Here are some notes I put together for my Quant II class on this topic: PDF. My personal take-away from this is that OLS is fine for these kinds of applications, and carries with it the benefits of simplicity, well-understood operating characteristics, and consistency when we have, e.g., lots of dummy variable to soak up “fixed effects.” But reasonable people may disagree, although with little consequence I think. I emphasize “aggregation bias” in these notes—something that is still not part of conventional training in statistics or econometrics but is of central concern in the contemporary causal inference literature. In the simulations here, the aggregation bias is not such a big deal. To see an example where it is a big deal, overwhelming omitted variable bias, see this simulation code: R code. Acknowledgement of aggregation bias renders many conventional practices illegitimate for estimating causal effects. For example, the practice of interpreting MLE estimates by “setting all other variables to their mean” and then looking at predicted values doesn’t work. Rather, one needs to look at within-sample predictions that incorporate all of the heterogeneity present in the sample. The simulations in the notes here demonstrate.
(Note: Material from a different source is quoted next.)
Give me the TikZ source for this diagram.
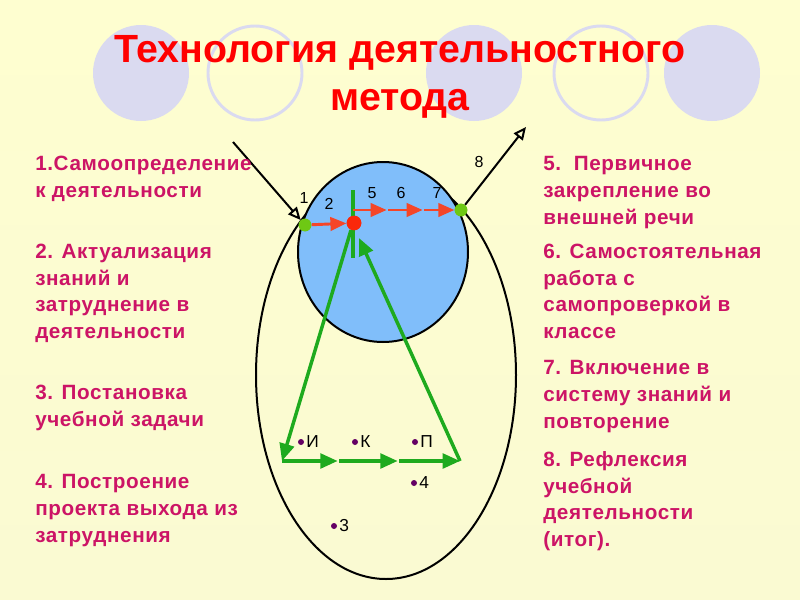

## 2 Replies to “Treatment effects with binary outcomes”

Comments are closed.

Great notes, Cyrus. And logit could be more biased than OLS in some real-world scenarios. Good to see more emphasis on interactions and flexible specification of the covariates. (It might be helpful to point out that with a saturated model, the appropriate OLS and logit-derived estimators are equivalent.)

Thanks for the comment, Winston. I missed that fact about the saturated model. I’ve added it to the notes now.